L’Histoire ne retient que ce qu’elle veut bien , plus la « grandeur » des chefs que le combat des » Modestes fils du peuple » . Qui dira un jour comment et pourquoi tant de résistants se sont fait massacrés au Mont- Mouchet ? J’ai aussi appris l’histoire de La Nueve par Serge Utgé-Royo , merci à lui et à tous ceux qui mettent en lumière et font vivre la mémoire historique des peuples .
Le rôle de la Nueve a été publiquement salué et commémoré pour la première fois, je crois, en août 2012 à l’Hôtel de Ville de Paris. Il a fallu du temps!
Noter qu’une des nouvelles émissions de France Inter, Comme un bruit qui court, a diffusé ce samedi un reportage portant à la fois sur ce spectacle et l’hommage rendu le 24 août dernier.
Je viens de l’entendre… Très bien …
Dans un reportage il y a quelques années, Daniel Mermet avait longuement interrogé quelques uns de ces républicains, l’un avait terminé par une phrase lucide et drôle « nous avons perdu la guerre, mais c’est nous qui avions les meilleures chansons ».
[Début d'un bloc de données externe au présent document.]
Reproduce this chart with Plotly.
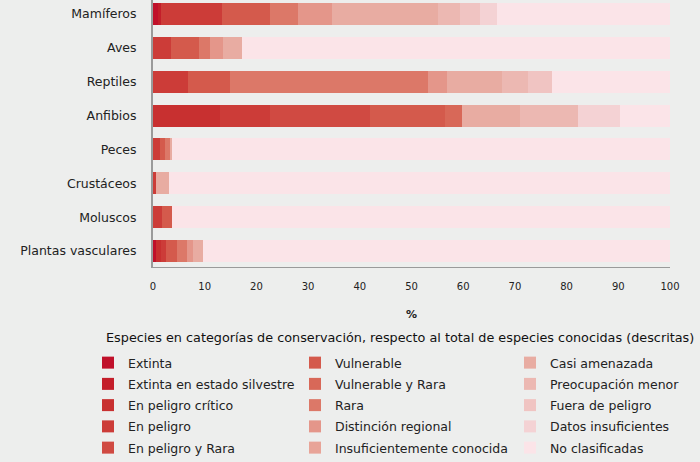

El paso del Ebro (Ay Carmela)
https://www.youtube.com/watch?v=QMXsGYMksDI
Avec une belle illustration de photos d’époque.
On peut aussi regarder ce reportage, passé, il y a quelques années sur F3 :
https://www.youtube.com/watch?v=6sp2MJ3SHo4
Ce sujet Michel a grandement sa place ici ! c’est bien grâce à Serge UTGE ROYO que j’ai lu ce livre et que j’ai continué une phase de désignarisation ! c’est long, mais il n’est jamais trop tard
Et De Gaulle, redevenu civil (sans jeu de mot!) rendit visite et hommage au Généralissime Franco, autre vieille baderne putschiste. Hélas pour eux, les valeureux républicains, souvent originellement libertaires, durent subir la dure loi de ce que l’on nomme pudiquement la « realpolitik », qui impose aux meilleurs d’accepter les pires comportements, compromissions et autre connerie politicienne. Mais ils peuvent dire comme dans la chanson de Bertin « Adieu, nous sommes restés fiers ». RIP et chapeau bas!
Tirer la Nueve de l’oubli, très bien. Mais n’oublions pas maintenant les résistants républicains espagnols SANS UNIFORME cette fois qui se sont battus à Paris bien avant l’arrivée de la 2e DB, à compter du 19 août 1944. Aucun monument aucune plaque pour honorer leur mémoire.